Like a lot of audiobooks I have, this one probably got short shrift the first time around, since I tend to listen to them as I drift off to sleep -- which takes me less than ten minutes, ordinarily-- and so I miss way more than half the optimistic "45 minutes to sleep time" I set on the speakerdock upstairs. Anyway lately I'm listening to it while full awake instead, and find it fascinating.


I should probably switch back to music to drift off to sleep with, but oddly enough I find that tends to keep me awake. I end up thinking stuff like "why didn't they modulate to the subdominant there I wonder, it would be perfect" and then I'm awake enough to flip the track back and hear it again, etc...

Biographies, memoirs and history on the other hand... zzzzzzzzzz inside of 15 minutes no matter how interesting I may find the subject matter. :D Must be a throwback to just the idea of being read to at night. Bedtime stories = go to sleep!
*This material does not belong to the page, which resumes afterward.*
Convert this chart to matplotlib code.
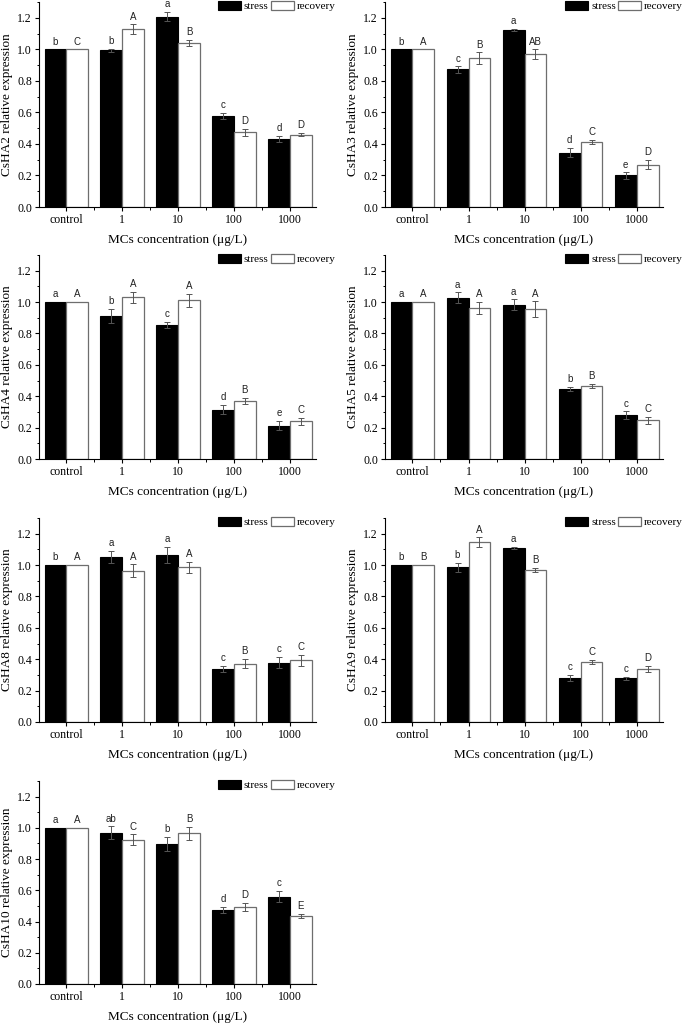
import numpy as np
import matplotlib
matplotlib.use("Agg")
import matplotlib.pyplot as plt
from matplotlib.ticker import MultipleLocator, FixedLocator, FormatStrFormatter

categories = ["control", "1", "10", "100", "1000"]
genes = ["CsHA2", "CsHA3", "CsHA4", "CsHA5", "CsHA8", "CsHA9", "CsHA10"]

stress_vals = {
    "CsHA2": [1.00, 0.993, 1.208, 0.577, 0.433],
    "CsHA3": [1.00, 0.872, 1.121, 0.345, 0.200],
    "CsHA4": [1.00, 0.911, 0.852, 0.314, 0.212],
    "CsHA5": [1.00, 1.027, 0.983, 0.448, 0.281],
    "CsHA8": [1.00, 1.051, 1.066, 0.340, 0.378],
    "CsHA9": [1.00, 0.986, 1.107, 0.280, 0.278],
    "CsHA10": [1.00, 0.970, 0.899, 0.475, 0.560],
}
stress_err = {
    "CsHA2": [0.0, 0.010, 0.030, 0.020, 0.020],
    "CsHA3": [0.0, 0.020, 0.007, 0.030, 0.020],
    "CsHA4": [0.0, 0.045, 0.020, 0.030, 0.030],
    "CsHA5": [0.0, 0.035, 0.035, 0.012, 0.023],
    "CsHA8": [0.0, 0.040, 0.050, 0.020, 0.035],
    "CsHA9": [0.0, 0.028, 0.007, 0.020, 0.010],
    "CsHA10": [0.0, 0.040, 0.045, 0.020, 0.035],
}
recovery_vals = {
    "CsHA2": [1.00, 1.128, 1.042, 0.475, 0.458],
    "CsHA3": [1.00, 0.944, 0.970, 0.411, 0.269],
    "CsHA4": [1.00, 1.032, 1.011, 0.370, 0.240],
    "CsHA5": [1.00, 0.965, 0.955, 0.465, 0.247],
    "CsHA8": [1.00, 0.964, 0.986, 0.372, 0.395],
    "CsHA9": [1.00, 1.147, 0.969, 0.382, 0.338],
    "CsHA10": [1.00, 0.923, 0.965, 0.494, 0.435],
}
recovery_err = {
    "CsHA2": [0.0, 0.030, 0.020, 0.022, 0.010],
    "CsHA3": [0.0, 0.037, 0.030, 0.013, 0.030],
    "CsHA4": [0.0, 0.035, 0.040, 0.020, 0.023],
    "CsHA5": [0.0, 0.038, 0.050, 0.013, 0.023],
    "CsHA8": [0.0, 0.040, 0.035, 0.030, 0.035],
    "CsHA9": [0.0, 0.030, 0.013, 0.013, 0.022],
    "CsHA10": [0.0, 0.036, 0.040, 0.025, 0.013],
}
stress_letters = {
    "CsHA2": ["b", "b", "a", "c", "d"],
    "CsHA3": ["b", "c", "a", "d", "e"],
    "CsHA4": ["a", "b", "c", "d", "e"],
    "CsHA5": ["a", "a", "a", "b", "c"],
    "CsHA8": ["b", "a", "a", "c", "c"],
    "CsHA9": ["b", "b", "a", "c", "c"],
    "CsHA10": ["a", "ab", "b", "d", "c"],
}
recovery_letters = {
    "CsHA2": ["C", "A", "B", "D", "D"],
    "CsHA3": ["A", "B", "AB", "C", "D"],
    "CsHA4": ["A", "A", "A", "B", "C"],
    "CsHA5": ["A", "A", "A", "B", "C"],
    "CsHA8": ["A", "A", "A", "B", "C"],
    "CsHA9": ["B", "A", "B", "C", "D"],
    "CsHA10": ["A", "C", "B", "D", "E"],
}

SERIF = ["Liberation Serif", "DejaVu Serif"]
SANS = ["Liberation Sans", "DejaVu Sans"]

fig = plt.figure(figsize=(6.85, 10.24), dpi=100)
W, H = 685.0, 1024.0

# axes positions in pixels: (left, right, bottom, top)
col_px = [(39, 316), (385, 663)]
row_px = [(207, 2), (459, 255), (722, 518), (984, 781)]

w = 0.39
x = np.arange(len(categories))
edge_grey = "#6e6e6e"

for i, g in enumerate(genes):
    r, c = divmod(i, 2)
    l, rr = col_px[c]
    b, t = row_px[r]
    ax = fig.add_axes([l / W, 1 - b / H, (rr - l) / W, (b - t) / H])

    sv = np.array(stress_vals[g]); se = np.array(stress_err[g])
    rv = np.array(recovery_vals[g]); re_ = np.array(recovery_err[g])

    h1 = ax.bar(x - w / 2, sv, w, color="black", edgecolor="black", linewidth=0.8,
                label="stress", zorder=2)
    h2 = ax.bar(x + w / 2, rv, w, color="white", edgecolor=edge_grey, linewidth=0.9,
                label="recovery", zorder=2)
    ms = se > 0
    ax.errorbar((x - w / 2)[ms], sv[ms], yerr=se[ms], fmt="none", ecolor="#555555",
                elinewidth=0.7, capsize=2, capthick=0.7, zorder=3)
    mr = re_ > 0
    ax.errorbar((x + w / 2)[mr], rv[mr], yerr=re_[mr], fmt="none", ecolor="#555555",
                elinewidth=0.7, capsize=2, capthick=0.7, zorder=3)

    for xi, v, e, lab in zip(x - w / 2, sv, se, stress_letters[g]):
        ax.text(xi, v + e + 0.03, lab, ha="center", va="baseline",
                fontsize=7, family=SANS, color="#222222")
    for xi, v, e, lab in zip(x + w / 2, rv, re_, recovery_letters[g]):
        ax.text(xi, v + e + 0.03, lab, ha="center", va="baseline",
                fontsize=7, family=SANS, color="#222222")

    ax.set_xlim(-0.49, 4.47)
    ax.set_ylim(0, 1.3)
    ax.set_xticks(x)
    ax.set_xticklabels(categories, family=SERIF, fontsize=8.5)
    ax.xaxis.set_minor_locator(FixedLocator([0.5, 1.5, 2.5, 3.5]))
    ax.yaxis.set_major_locator(FixedLocator([0, 0.2, 0.4, 0.6, 0.8, 1.0, 1.2]))
    ax.yaxis.set_major_formatter(FormatStrFormatter("%.1f"))
    ax.yaxis.set_minor_locator(MultipleLocator(0.1))
    for lbl in ax.get_yticklabels():
        lbl.set_family(SERIF)
        lbl.set_fontsize(8.5)
    ax.tick_params(axis="both", which="major", direction="out", length=3, width=0.8, pad=2)
    ax.tick_params(axis="both", which="minor", direction="out", length=1.8, width=0.7)
    for s in ["top", "right"]:
        ax.spines[s].set_visible(False)
    for s in ["left", "bottom"]:
        ax.spines[s].set_linewidth(0.8)

    ax.set_xlabel("MCs concentration (μg/L)", family=SERIF, fontsize=9.5, labelpad=6)
    ax.set_ylabel(f"{g} relative expression", family=SERIF, fontsize=9.5, labelpad=3)

    ax.legend(handles=[h1, h2], labels=["stress", "recovery"], loc="upper right",
              bbox_to_anchor=(1.07, 1.005), ncol=2, frameon=False,
              borderaxespad=0, borderpad=0, handlelength=2.07, handleheight=0.9,
              handletextpad=0.25, columnspacing=0.18,
              prop={"family": SERIF, "size": 8})

fig.savefig("out.png", dpi=100)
This book is not really that kind of story, clearly, But it didn't stop me from tuning out after my 10 minute forays into its offerings night after night, and I had missed a lot of it that could probably keep me up nights (if anything could once I decide the day's at an end and head upstairs. Maybe I should just stick to novels in my upstairs audiobook adventures.
Audio books always send me to sleep. I stopped buying them for that reason. I’d miss more than I’d hear then I’d spend ages trying to find where I was up to.